--- start SUPPLIED DATA ---

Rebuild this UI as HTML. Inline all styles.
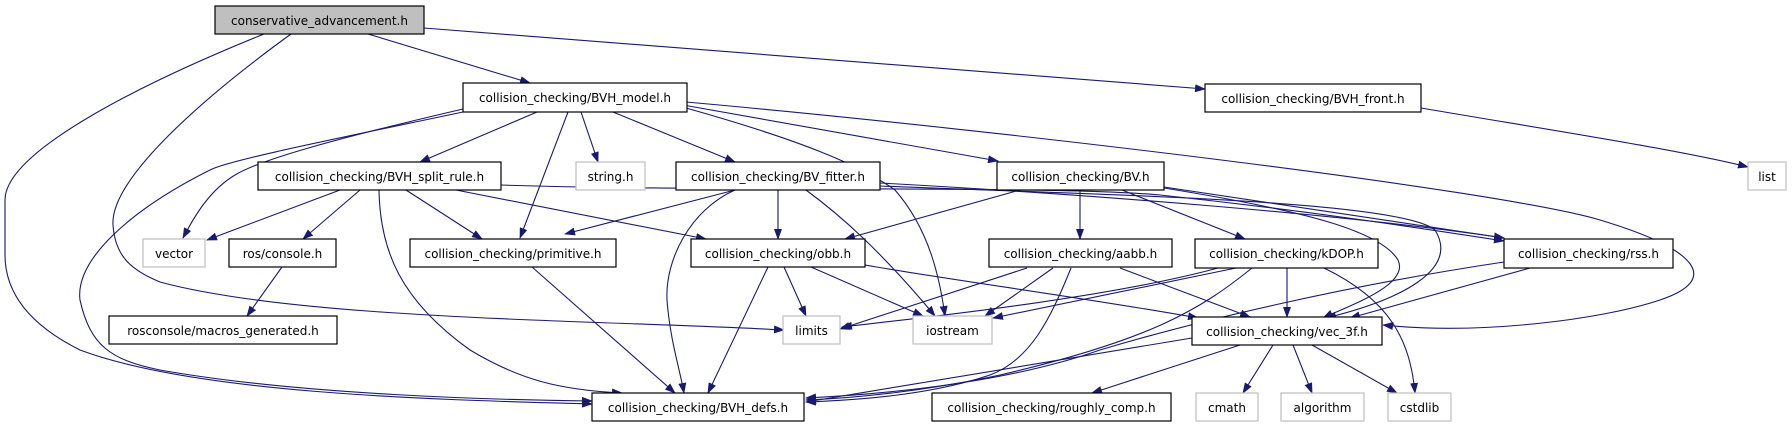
<!DOCTYPE html>
<html><head><meta charset="utf-8"><style>
html,body{margin:0;padding:0;background:#fff;}
svg{display:block;}
text{font-family:"DejaVu Sans","Liberation Sans",sans-serif;font-size:12px;fill:#000;}
.n{fill:#fff;stroke:#000;stroke-width:1.2;}
.g{fill:#fff;stroke:#bfbfbf;stroke-width:1.2;}
.e{fill:none;stroke:#191970;stroke-width:1.1;}
</style></head><body>
<svg width="1792" height="427" viewBox="0 0 1792 427" xmlns="http://www.w3.org/2000/svg">
<defs>
<marker id="a" markerWidth="11" markerHeight="8" refX="10" refY="4" orient="auto" markerUnits="userSpaceOnUse">
<path d="M0,0 L11,4 L0,8 z" fill="#191970"/>
</marker>
</defs>
<g class="e" marker-end="url(#a)">
<!-- conservative -->
<path d="M368,34 L530,83"/>
<path d="M424,28 L1205,89"/>
<path d="M291,34 C200,100 110,180 113,225 C115,255 130,270 160,282 C300,320 600,320 784,330"/>
<path d="M264,34 C150,80 5,150 5,200 L5,255 C5,300 40,330 80,350 C200,395 450,400 592,404"/>
<!-- BVH_model -->
<path d="M537,112 L420,162"/>
<path d="M581,112 L598,162"/>
<path d="M613,112 L735,162"/>
<path d="M683,105 L998,161"/>
<path d="M463,109 C330,140 260,160 235,175 C210,190 195,215 183,238"/>
<path d="M463,112 C330,140 230,160 210,170 C130,210 75,260 80,300 C90,345 110,360 160,370 C300,395 500,400 592,401"/>
<path d="M568,112 L520,238"/>
<path d="M686,108 C800,140 860,165 895,190 C930,230 940,280 945,316"/>
<path d="M686,102 C1000,130 1500,190 1600,220 C1700,250 1720,280 1660,300 C1600,320 1480,335 1383,325"/>
<!-- split_rule -->
<path d="M340,190 L207,240"/>
<path d="M360,190 L303,239"/>
<path d="M406,190 L482,239"/>
<path d="M379,190 C380,250 400,300 470,350 C520,380 560,390 622,393"/>
<path d="M456,190 L706,239"/>
<path d="M501,185 C700,192 1050,185 1160,195 C1300,210 1400,225 1504,241"/>
<!-- BV_fitter -->
<path d="M735,190 L565,234"/>
<path d="M778,190 L778,239"/>
<path d="M735,190 C690,210 665,260 667,300 C670,340 680,370 684,393"/>
<path d="M806,190 C840,215 880,250 935,316"/>
<path d="M880,183 C1100,195 1350,215 1504,238"/>
<path d="M880,186 C1100,195 1400,200 1435,230 C1460,270 1400,300 1326,318"/>
<!-- BV.h -->
<path d="M1020,190 L845,239"/>
<path d="M1080,190 L1080,239"/>
<path d="M1122,190 L1245,239"/>
<path d="M1164,187 L1504,238"/>
<path d="M1164,188 C1300,210 1380,230 1398,260 C1410,285 1350,305 1323,318"/>
<!-- obb -->
<path d="M784,267 L806,316"/>
<path d="M811,267 L923,316"/>
<path d="M768,267 L708,393"/>
<path d="M865,265 C950,280 1100,300 1198,318"/>
<!-- aabb -->
<path d="M1027,268 L840,329"/>
<path d="M1053,268 L985,316"/>
<path d="M1071,268 C1050,320 1030,360 990,375 C930,395 860,400 806,402"/>
<path d="M1120,268 L1250,317"/>
<!-- kDOP -->
<path d="M1218,268 C1100,300 900,320 842,327"/>
<path d="M1236,268 L993,318"/>
<path d="M1252,268 C1200,310 1150,340 1000,375 C930,390 860,398 806,400"/>
<path d="M1287,268 L1287,317"/>
<path d="M1324,268 C1390,300 1410,340 1415,393"/>
<!-- rss -->
<path d="M1504,262 C1350,285 1200,320 1100,350 C1000,385 870,395 806,398"/>
<path d="M1530,268 L1350,318"/>
<!-- vec_3f -->
<path d="M1192,338 L806,402"/>
<path d="M1240,345 L1092,393"/>
<path d="M1273,345 L1243,393"/>
<path d="M1293,345 L1312,393"/>
<path d="M1312,345 L1397,393"/>
<!-- others -->
<path d="M282,267 L247,316"/>
<path d="M532,267 L675,393"/>
<path d="M1421,108 C1550,130 1680,150 1748,167"/>
</g>

<rect x="215" y="6" width="209" height="28" fill="#bfbfbf" stroke="#000" stroke-width="1.2"/>
<text x="319.5" y="25" text-anchor="middle">conservative_advancement.h</text>

<rect class="n" x="463" y="83" width="224" height="29"/><text x="575" y="102" text-anchor="middle">collision_checking/BVH_model.h</text>
<rect class="n" x="1205" y="84" width="216" height="28"/><text x="1313" y="103" text-anchor="middle">collision_checking/BVH_front.h</text>
<rect class="g" x="1748" y="162" width="38" height="28"/><text x="1767" y="181" text-anchor="middle">list</text>

<rect class="n" x="258" y="162" width="243" height="28"/><text x="379.5" y="181" text-anchor="middle">collision_checking/BVH_split_rule.h</text>
<rect class="g" x="576" y="162" width="69" height="28"/><text x="610.5" y="181" text-anchor="middle">string.h</text>
<rect class="n" x="676" y="162" width="204" height="28"/><text x="778" y="181" text-anchor="middle">collision_checking/BV_fitter.h</text>
<rect class="n" x="997" y="162" width="167" height="28"/><text x="1080.5" y="181" text-anchor="middle">collision_checking/BV.h</text>

<rect class="g" x="143" y="239" width="62" height="28"/><text x="174" y="258" text-anchor="middle">vector</text>
<rect class="n" x="229" y="239" width="107" height="28"/><text x="282.5" y="258" text-anchor="middle">ros/console.h</text>
<rect class="n" x="410" y="239" width="206" height="28"/><text x="513" y="258" text-anchor="middle">collision_checking/primitive.h</text>
<rect class="n" x="691" y="239" width="174" height="28"/><text x="778" y="258" text-anchor="middle">collision_checking/obb.h</text>
<rect class="n" x="989" y="239" width="183" height="28"/><text x="1080.5" y="258" text-anchor="middle">collision_checking/aabb.h</text>
<rect class="n" x="1195" y="239" width="183" height="29"/><text x="1286.5" y="258" text-anchor="middle">collision_checking/kDOP.h</text>
<rect class="n" x="1504" y="239" width="169" height="29"/><text x="1588.5" y="258" text-anchor="middle">collision_checking/rss.h</text>

<rect class="n" x="109" y="316" width="228" height="28"/><text x="223" y="335" text-anchor="middle">rosconsole/macros_generated.h</text>
<rect class="g" x="783" y="316" width="57" height="28"/><text x="811.5" y="335" text-anchor="middle">limits</text>
<rect class="g" x="913" y="316" width="79" height="28"/><text x="952.5" y="335" text-anchor="middle">iostream</text>
<rect class="n" x="1192" y="317" width="190" height="28"/><text x="1287" y="336" text-anchor="middle">collision_checking/vec_3f.h</text>

<rect class="n" x="592" y="393" width="212" height="28"/><text x="698" y="412" text-anchor="middle">collision_checking/BVH_defs.h</text>
<rect class="n" x="932" y="393" width="239" height="28"/><text x="1051.5" y="412" text-anchor="middle">collision_checking/roughly_comp.h</text>
<rect class="g" x="1196" y="393" width="62" height="28"/><text x="1227" y="412" text-anchor="middle">cmath</text>
<rect class="g" x="1281" y="393" width="83" height="28"/><text x="1322.5" y="412" text-anchor="middle">algorithm</text>
<rect class="g" x="1388" y="393" width="63" height="28"/><text x="1419.5" y="412" text-anchor="middle">cstdlib</text>
</svg>
</body></html>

--- end SUPPLIED DATA ---

- _YOUR OBJECTIVE_: Omit the pictures, then quote the rest of the material above exactly.

- _EXERCISE RESULT_:
Rebuild this UI as HTML. Inline all styles.
<!DOCTYPE html>
<html><head><meta charset="utf-8"><style>
html,body{margin:0;padding:0;background:#fff;}
svg{display:block;}
text{font-family:"DejaVu Sans","Liberation Sans",sans-serif;font-size:12px;fill:#000;}
.n{fill:#fff;stroke:#000;stroke-width:1.2;}
.g{fill:#fff;stroke:#bfbfbf;stroke-width:1.2;}
.e{fill:none;stroke:#191970;stroke-width:1.1;}
</style></head><body>
<svg width="1792" height="427" viewBox="0 0 1792 427" xmlns="http://www.w3.org/2000/svg">
<defs>
<marker id="a" markerWidth="11" markerHeight="8" refX="10" refY="4" orient="auto" markerUnits="userSpaceOnUse">
<path d="M0,0 L11,4 L0,8 z" fill="#191970"/>
</marker>
</defs>
<g class="e" marker-end="url(#a)">
<!-- conservative -->
<path d="M368,34 L530,83"/>
<path d="M424,28 L1205,89"/>
<path d="M291,34 C200,100 110,180 113,225 C115,255 130,270 160,282 C300,320 600,320 784,330"/>
<path d="M264,34 C150,80 5,150 5,200 L5,255 C5,300 40,330 80,350 C200,395 450,400 592,404"/>
<!-- BVH_model -->
<path d="M537,112 L420,162"/>
<path d="M581,112 L598,162"/>
<path d="M613,112 L735,162"/>
<path d="M683,105 L998,161"/>
<path d="M463,109 C330,140 260,160 235,175 C210,190 195,215 183,238"/>
<path d="M463,112 C330,140 230,160 210,170 C130,210 75,260 80,300 C90,345 110,360 160,370 C300,395 500,400 592,401"/>
<path d="M568,112 L520,238"/>
<path d="M686,108 C800,140 860,165 895,190 C930,230 940,280 945,316"/>
<path d="M686,102 C1000,130 1500,190 1600,220 C1700,250 1720,280 1660,300 C1600,320 1480,335 1383,325"/>
<!-- split_rule -->
<path d="M340,190 L207,240"/>
<path d="M360,190 L303,239"/>
<path d="M406,190 L482,239"/>
<path d="M379,190 C380,250 400,300 470,350 C520,380 560,390 622,393"/>
<path d="M456,190 L706,239"/>
<path d="M501,185 C700,192 1050,185 1160,195 C1300,210 1400,225 1504,241"/>
<!-- BV_fitter -->
<path d="M735,190 L565,234"/>
<path d="M778,190 L778,239"/>
<path d="M735,190 C690,210 665,260 667,300 C670,340 680,370 684,393"/>
<path d="M806,190 C840,215 880,250 935,316"/>
<path d="M880,183 C1100,195 1350,215 1504,238"/>
<path d="M880,186 C1100,195 1400,200 1435,230 C1460,270 1400,300 1326,318"/>
<!-- BV.h -->
<path d="M1020,190 L845,239"/>
<path d="M1080,190 L1080,239"/>
<path d="M1122,190 L1245,239"/>
<path d="M1164,187 L1504,238"/>
<path d="M1164,188 C1300,210 1380,230 1398,260 C1410,285 1350,305 1323,318"/>
<!-- obb -->
<path d="M784,267 L806,316"/>
<path d="M811,267 L923,316"/>
<path d="M768,267 L708,393"/>
<path d="M865,265 C950,280 1100,300 1198,318"/>
<!-- aabb -->
<path d="M1027,268 L840,329"/>
<path d="M1053,268 L985,316"/>
<path d="M1071,268 C1050,320 1030,360 990,375 C930,395 860,400 806,402"/>
<path d="M1120,268 L1250,317"/>
<!-- kDOP -->
<path d="M1218,268 C1100,300 900,320 842,327"/>
<path d="M1236,268 L993,318"/>
<path d="M1252,268 C1200,310 1150,340 1000,375 C930,390 860,398 806,400"/>
<path d="M1287,268 L1287,317"/>
<path d="M1324,268 C1390,300 1410,340 1415,393"/>
<!-- rss -->
<path d="M1504,262 C1350,285 1200,320 1100,350 C1000,385 870,395 806,398"/>
<path d="M1530,268 L1350,318"/>
<!-- vec_3f -->
<path d="M1192,338 L806,402"/>
<path d="M1240,345 L1092,393"/>
<path d="M1273,345 L1243,393"/>
<path d="M1293,345 L1312,393"/>
<path d="M1312,345 L1397,393"/>
<!-- others -->
<path d="M282,267 L247,316"/>
<path d="M532,267 L675,393"/>
<path d="M1421,108 C1550,130 1680,150 1748,167"/>
</g>

<rect x="215" y="6" width="209" height="28" fill="#bfbfbf" stroke="#000" stroke-width="1.2"/>
<text x="319.5" y="25" text-anchor="middle">conservative_advancement.h</text>

<rect class="n" x="463" y="83" width="224" height="29"/><text x="575" y="102" text-anchor="middle">collision_checking/BVH_model.h</text>
<rect class="n" x="1205" y="84" width="216" height="28"/><text x="1313" y="103" text-anchor="middle">collision_checking/BVH_front.h</text>
<rect class="g" x="1748" y="162" width="38" height="28"/><text x="1767" y="181" text-anchor="middle">list</text>

<rect class="n" x="258" y="162" width="243" height="28"/><text x="379.5" y="181" text-anchor="middle">collision_checking/BVH_split_rule.h</text>
<rect class="g" x="576" y="162" width="69" height="28"/><text x="610.5" y="181" text-anchor="middle">string.h</text>
<rect class="n" x="676" y="162" width="204" height="28"/><text x="778" y="181" text-anchor="middle">collision_checking/BV_fitter.h</text>
<rect class="n" x="997" y="162" width="167" height="28"/><text x="1080.5" y="181" text-anchor="middle">collision_checking/BV.h</text>

<rect class="g" x="143" y="239" width="62" height="28"/><text x="174" y="258" text-anchor="middle">vector</text>
<rect class="n" x="229" y="239" width="107" height="28"/><text x="282.5" y="258" text-anchor="middle">ros/console.h</text>
<rect class="n" x="410" y="239" width="206" height="28"/><text x="513" y="258" text-anchor="middle">collision_checking/primitive.h</text>
<rect class="n" x="691" y="239" width="174" height="28"/><text x="778" y="258" text-anchor="middle">collision_checking/obb.h</text>
<rect class="n" x="989" y="239" width="183" height="28"/><text x="1080.5" y="258" text-anchor="middle">collision_checking/aabb.h</text>
<rect class="n" x="1195" y="239" width="183" height="29"/><text x="1286.5" y="258" text-anchor="middle">collision_checking/kDOP.h</text>
<rect class="n" x="1504" y="239" width="169" height="29"/><text x="1588.5" y="258" text-anchor="middle">collision_checking/rss.h</text>

<rect class="n" x="109" y="316" width="228" height="28"/><text x="223" y="335" text-anchor="middle">rosconsole/macros_generated.h</text>
<rect class="g" x="783" y="316" width="57" height="28"/><text x="811.5" y="335" text-anchor="middle">limits</text>
<rect class="g" x="913" y="316" width="79" height="28"/><text x="952.5" y="335" text-anchor="middle">iostream</text>
<rect class="n" x="1192" y="317" width="190" height="28"/><text x="1287" y="336" text-anchor="middle">collision_checking/vec_3f.h</text>

<rect class="n" x="592" y="393" width="212" height="28"/><text x="698" y="412" text-anchor="middle">collision_checking/BVH_defs.h</text>
<rect class="n" x="932" y="393" width="239" height="28"/><text x="1051.5" y="412" text-anchor="middle">collision_checking/roughly_comp.h</text>
<rect class="g" x="1196" y="393" width="62" height="28"/><text x="1227" y="412" text-anchor="middle">cmath</text>
<rect class="g" x="1281" y="393" width="83" height="28"/><text x="1322.5" y="412" text-anchor="middle">algorithm</text>
<rect class="g" x="1388" y="393" width="63" height="28"/><text x="1419.5" y="412" text-anchor="middle">cstdlib</text>
</svg>
</body></html>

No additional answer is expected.